• **PROVIDED DATA**:
________________________
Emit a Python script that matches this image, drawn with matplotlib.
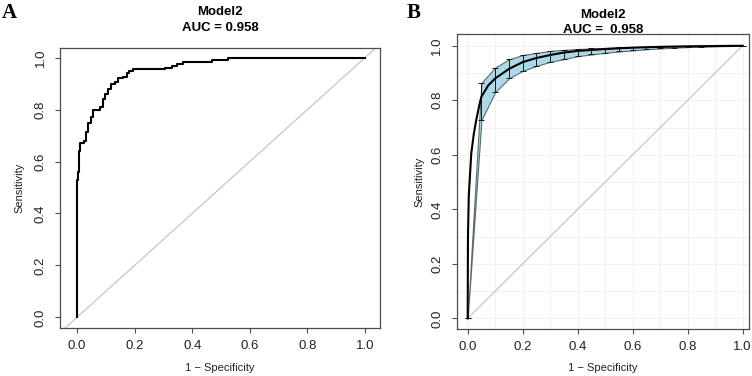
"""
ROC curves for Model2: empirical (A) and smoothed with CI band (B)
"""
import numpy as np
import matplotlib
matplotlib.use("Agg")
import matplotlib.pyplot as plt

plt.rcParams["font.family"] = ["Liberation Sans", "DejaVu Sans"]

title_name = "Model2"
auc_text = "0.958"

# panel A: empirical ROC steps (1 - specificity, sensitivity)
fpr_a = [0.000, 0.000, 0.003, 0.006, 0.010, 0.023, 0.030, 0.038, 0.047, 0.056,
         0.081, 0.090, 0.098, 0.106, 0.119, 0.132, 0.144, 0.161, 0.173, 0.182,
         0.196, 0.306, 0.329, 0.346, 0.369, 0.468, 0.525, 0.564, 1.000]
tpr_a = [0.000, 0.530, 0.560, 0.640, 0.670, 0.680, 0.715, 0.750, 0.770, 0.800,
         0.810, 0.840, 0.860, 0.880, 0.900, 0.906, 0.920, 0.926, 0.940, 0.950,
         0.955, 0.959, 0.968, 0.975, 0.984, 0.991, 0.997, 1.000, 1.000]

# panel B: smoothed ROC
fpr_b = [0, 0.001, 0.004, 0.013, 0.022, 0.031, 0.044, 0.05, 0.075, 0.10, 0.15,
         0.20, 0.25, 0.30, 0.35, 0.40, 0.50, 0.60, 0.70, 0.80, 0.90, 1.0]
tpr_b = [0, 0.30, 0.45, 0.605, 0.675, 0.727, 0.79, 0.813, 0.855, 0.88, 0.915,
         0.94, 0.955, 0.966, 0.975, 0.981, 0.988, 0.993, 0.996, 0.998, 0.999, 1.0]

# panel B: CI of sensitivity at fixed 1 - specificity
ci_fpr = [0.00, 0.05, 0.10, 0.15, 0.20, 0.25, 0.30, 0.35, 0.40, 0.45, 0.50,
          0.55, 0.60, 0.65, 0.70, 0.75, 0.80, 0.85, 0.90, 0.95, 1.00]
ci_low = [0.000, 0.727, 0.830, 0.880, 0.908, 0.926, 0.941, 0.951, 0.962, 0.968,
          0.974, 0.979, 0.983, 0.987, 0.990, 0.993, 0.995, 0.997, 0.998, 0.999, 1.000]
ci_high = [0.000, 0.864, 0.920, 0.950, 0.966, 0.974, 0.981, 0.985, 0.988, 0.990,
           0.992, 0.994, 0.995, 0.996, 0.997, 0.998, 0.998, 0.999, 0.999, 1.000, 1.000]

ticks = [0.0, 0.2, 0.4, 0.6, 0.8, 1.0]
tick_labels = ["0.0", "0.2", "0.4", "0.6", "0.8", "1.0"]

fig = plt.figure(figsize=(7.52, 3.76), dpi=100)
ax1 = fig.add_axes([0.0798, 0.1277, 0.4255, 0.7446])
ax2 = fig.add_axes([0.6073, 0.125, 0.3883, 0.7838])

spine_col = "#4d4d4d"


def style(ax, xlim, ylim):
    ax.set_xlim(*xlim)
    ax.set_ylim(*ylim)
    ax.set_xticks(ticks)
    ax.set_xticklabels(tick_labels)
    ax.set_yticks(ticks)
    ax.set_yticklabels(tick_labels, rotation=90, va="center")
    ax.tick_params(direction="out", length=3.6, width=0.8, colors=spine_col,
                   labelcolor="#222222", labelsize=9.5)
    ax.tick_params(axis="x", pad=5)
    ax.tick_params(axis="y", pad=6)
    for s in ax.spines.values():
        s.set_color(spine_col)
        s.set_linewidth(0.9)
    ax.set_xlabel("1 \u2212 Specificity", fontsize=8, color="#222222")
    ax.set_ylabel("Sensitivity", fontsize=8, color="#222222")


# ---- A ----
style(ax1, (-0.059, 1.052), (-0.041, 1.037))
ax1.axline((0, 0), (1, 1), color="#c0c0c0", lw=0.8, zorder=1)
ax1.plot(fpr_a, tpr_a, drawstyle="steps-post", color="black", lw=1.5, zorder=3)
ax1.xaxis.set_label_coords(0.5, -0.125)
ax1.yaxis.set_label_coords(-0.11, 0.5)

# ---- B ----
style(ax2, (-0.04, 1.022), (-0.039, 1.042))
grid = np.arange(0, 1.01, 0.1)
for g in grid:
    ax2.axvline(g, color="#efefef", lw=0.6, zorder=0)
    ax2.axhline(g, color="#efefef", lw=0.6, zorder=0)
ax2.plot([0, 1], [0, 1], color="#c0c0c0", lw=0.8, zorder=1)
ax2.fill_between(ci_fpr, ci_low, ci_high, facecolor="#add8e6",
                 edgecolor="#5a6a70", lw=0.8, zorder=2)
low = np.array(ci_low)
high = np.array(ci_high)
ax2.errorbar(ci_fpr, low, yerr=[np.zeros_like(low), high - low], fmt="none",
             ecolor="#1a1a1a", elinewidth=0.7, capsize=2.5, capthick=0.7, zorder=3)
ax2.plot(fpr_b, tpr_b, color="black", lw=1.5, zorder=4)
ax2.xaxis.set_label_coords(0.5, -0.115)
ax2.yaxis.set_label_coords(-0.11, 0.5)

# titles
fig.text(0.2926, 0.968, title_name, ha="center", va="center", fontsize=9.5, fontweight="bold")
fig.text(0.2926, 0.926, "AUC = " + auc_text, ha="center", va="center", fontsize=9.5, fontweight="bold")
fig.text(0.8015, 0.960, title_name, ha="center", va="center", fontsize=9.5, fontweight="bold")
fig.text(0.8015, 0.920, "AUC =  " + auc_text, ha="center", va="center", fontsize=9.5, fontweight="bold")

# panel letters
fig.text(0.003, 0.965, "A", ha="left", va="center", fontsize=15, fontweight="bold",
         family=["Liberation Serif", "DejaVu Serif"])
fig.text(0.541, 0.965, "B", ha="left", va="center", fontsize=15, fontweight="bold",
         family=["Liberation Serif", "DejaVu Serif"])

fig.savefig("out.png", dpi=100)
________________________
• **SET EXERCISE**:
Copy out each line exactly, without the pictures.

• **TASK SOLUTION**:
Emit a Python script that matches this image, drawn with matplotlib.
"""
ROC curves for Model2: empirical (A) and smoothed with CI band (B)
"""
import numpy as np
import matplotlib
matplotlib.use("Agg")
import matplotlib.pyplot as plt

plt.rcParams["font.family"] = ["Liberation Sans", "DejaVu Sans"]

title_name = "Model2"
auc_text = "0.958"

# panel A: empirical ROC steps (1 - specificity, sensitivity)
fpr_a = [0.000, 0.000, 0.003, 0.006, 0.010, 0.023, 0.030, 0.038, 0.047, 0.056,
         0.081, 0.090, 0.098, 0.106, 0.119, 0.132, 0.144, 0.161, 0.173, 0.182,
         0.196, 0.306, 0.329, 0.346, 0.369, 0.468, 0.525, 0.564, 1.000]
tpr_a = [0.000, 0.530, 0.560, 0.640, 0.670, 0.680, 0.715, 0.750, 0.770, 0.800,
         0.810, 0.840, 0.860, 0.880, 0.900, 0.906, 0.920, 0.926, 0.940, 0.950,
         0.955, 0.959, 0.968, 0.975, 0.984, 0.991, 0.997, 1.000, 1.000]

# panel B: smoothed ROC
fpr_b = [0, 0.001, 0.004, 0.013, 0.022, 0.031, 0.044, 0.05, 0.075, 0.10, 0.15,
         0.20, 0.25, 0.30, 0.35, 0.40, 0.50, 0.60, 0.70, 0.80, 0.90, 1.0]
tpr_b = [0, 0.30, 0.45, 0.605, 0.675, 0.727, 0.79, 0.813, 0.855, 0.88, 0.915,
         0.94, 0.955, 0.966, 0.975, 0.981, 0.988, 0.993, 0.996, 0.998, 0.999, 1.0]

# panel B: CI of sensitivity at fixed 1 - specificity
ci_fpr = [0.00, 0.05, 0.10, 0.15, 0.20, 0.25, 0.30, 0.35, 0.40, 0.45, 0.50,
          0.55, 0.60, 0.65, 0.70, 0.75, 0.80, 0.85, 0.90, 0.95, 1.00]
ci_low = [0.000, 0.727, 0.830, 0.880, 0.908, 0.926, 0.941, 0.951, 0.962, 0.968,
          0.974, 0.979, 0.983, 0.987, 0.990, 0.993, 0.995, 0.997, 0.998, 0.999, 1.000]
ci_high = [0.000, 0.864, 0.920, 0.950, 0.966, 0.974, 0.981, 0.985, 0.988, 0.990,
           0.992, 0.994, 0.995, 0.996, 0.997, 0.998, 0.998, 0.999, 0.999, 1.000, 1.000]

ticks = [0.0, 0.2, 0.4, 0.6, 0.8, 1.0]
tick_labels = ["0.0", "0.2", "0.4", "0.6", "0.8", "1.0"]

fig = plt.figure(figsize=(7.52, 3.76), dpi=100)
ax1 = fig.add_axes([0.0798, 0.1277, 0.4255, 0.7446])
ax2 = fig.add_axes([0.6073, 0.125, 0.3883, 0.7838])

spine_col = "#4d4d4d"


def style(ax, xlim, ylim):
    ax.set_xlim(*xlim)
    ax.set_ylim(*ylim)
    ax.set_xticks(ticks)
    ax.set_xticklabels(tick_labels)
    ax.set_yticks(ticks)
    ax.set_yticklabels(tick_labels, rotation=90, va="center")
    ax.tick_params(direction="out", length=3.6, width=0.8, colors=spine_col,
                   labelcolor="#222222", labelsize=9.5)
    ax.tick_params(axis="x", pad=5)
    ax.tick_params(axis="y", pad=6)
    for s in ax.spines.values():
        s.set_color(spine_col)
        s.set_linewidth(0.9)
    ax.set_xlabel("1 \u2212 Specificity", fontsize=8, color="#222222")
    ax.set_ylabel("Sensitivity", fontsize=8, color="#222222")


# ---- A ----
style(ax1, (-0.059, 1.052), (-0.041, 1.037))
ax1.axline((0, 0), (1, 1), color="#c0c0c0", lw=0.8, zorder=1)
ax1.plot(fpr_a, tpr_a, drawstyle="steps-post", color="black", lw=1.5, zorder=3)
ax1.xaxis.set_label_coords(0.5, -0.125)
ax1.yaxis.set_label_coords(-0.11, 0.5)

# ---- B ----
style(ax2, (-0.04, 1.022), (-0.039, 1.042))
grid = np.arange(0, 1.01, 0.1)
for g in grid:
    ax2.axvline(g, color="#efefef", lw=0.6, zorder=0)
    ax2.axhline(g, color="#efefef", lw=0.6, zorder=0)
ax2.plot([0, 1], [0, 1], color="#c0c0c0", lw=0.8, zorder=1)
ax2.fill_between(ci_fpr, ci_low, ci_high, facecolor="#add8e6",
                 edgecolor="#5a6a70", lw=0.8, zorder=2)
low = np.array(ci_low)
high = np.array(ci_high)
ax2.errorbar(ci_fpr, low, yerr=[np.zeros_like(low), high - low], fmt="none",
             ecolor="#1a1a1a", elinewidth=0.7, capsize=2.5, capthick=0.7, zorder=3)
ax2.plot(fpr_b, tpr_b, color="black", lw=1.5, zorder=4)
ax2.xaxis.set_label_coords(0.5, -0.115)
ax2.yaxis.set_label_coords(-0.11, 0.5)

# titles
fig.text(0.2926, 0.968, title_name, ha="center", va="center", fontsize=9.5, fontweight="bold")
fig.text(0.2926, 0.926, "AUC = " + auc_text, ha="center", va="center", fontsize=9.5, fontweight="bold")
fig.text(0.8015, 0.960, title_name, ha="center", va="center", fontsize=9.5, fontweight="bold")
fig.text(0.8015, 0.920, "AUC =  " + auc_text, ha="center", va="center", fontsize=9.5, fontweight="bold")

# panel letters
fig.text(0.003, 0.965, "A", ha="left", va="center", fontsize=15, fontweight="bold",
         family=["Liberation Serif", "DejaVu Serif"])
fig.text(0.541, 0.965, "B", ha="left", va="center", fontsize=15, fontweight="bold",
         family=["Liberation Serif", "DejaVu Serif"])

fig.savefig("out.png", dpi=100)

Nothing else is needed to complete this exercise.